Wing tip vortices dynamics with crosswind effect using the large eddy simulation (LES) theory

Abstract

In the operational control of airports it is imperative to reduce the interval between landing and takeoff operations. To this end, it is necessary to address the risk of aircraft vortex wake encounter during these operations. This paper describes a refined numerical method developed to study the phenomenon of aircraft vortex wake interaction with the airport runway, employing the Lagrangian approach with accelerated processing by parallel computing.The numerical methodology relies on a vortex method incorporating the Large Eddy Simulation (LES) theory for the two-dimensional domain.The Image method is used to guarantee the condition of impenetrability on the airport runway.

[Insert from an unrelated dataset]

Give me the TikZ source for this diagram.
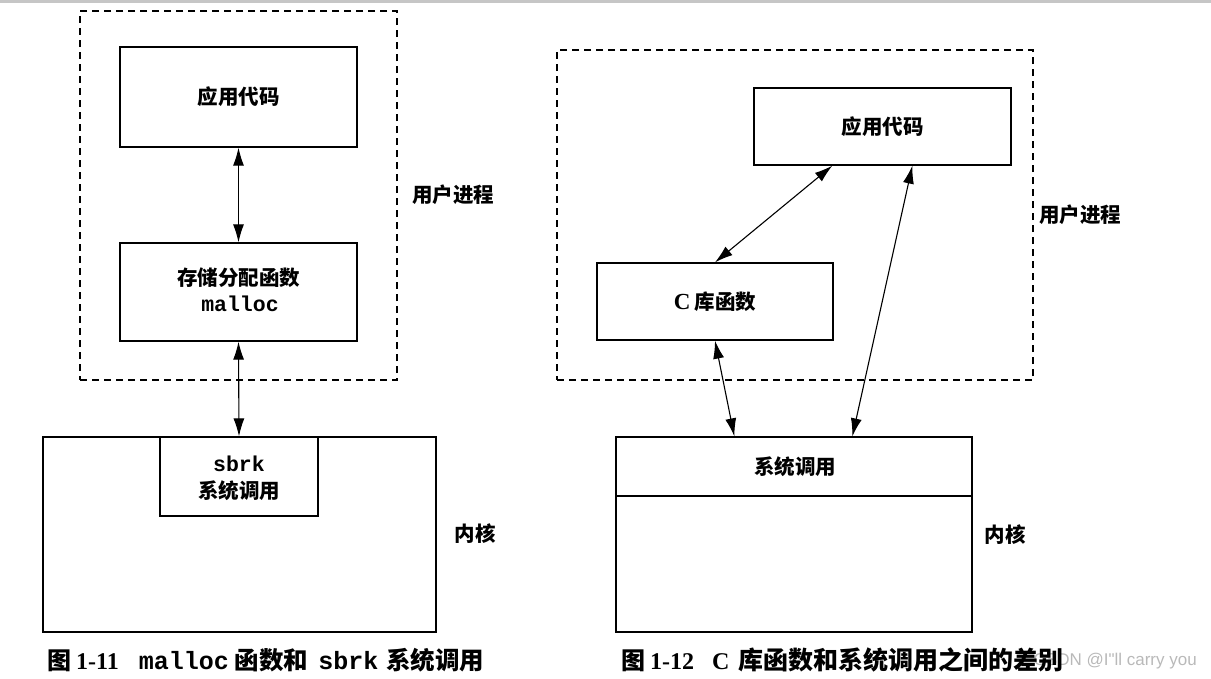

In this context, open multiprocessing (OpenMP) and an algorithm that subdivides the fluid domain into box structures to expedite the calculation of eddy viscosity locally are used in a Fortran code. Quantitative and qualitative results are presented at various Reynolds numbers, in dimensionless crosswind conditions. In addition, preliminary results are presented for a Boeing 757-200, representative of practical aviation problems. The results are in agreement with experimental results and other numerical simulations. It is possible to satisfactorily capture the centroid trajectories of the vortical structures shed from the wingtips, the temporal deformation of these structures, as well as the dynamics of the primary and secondary structures in interaction with the airport runway.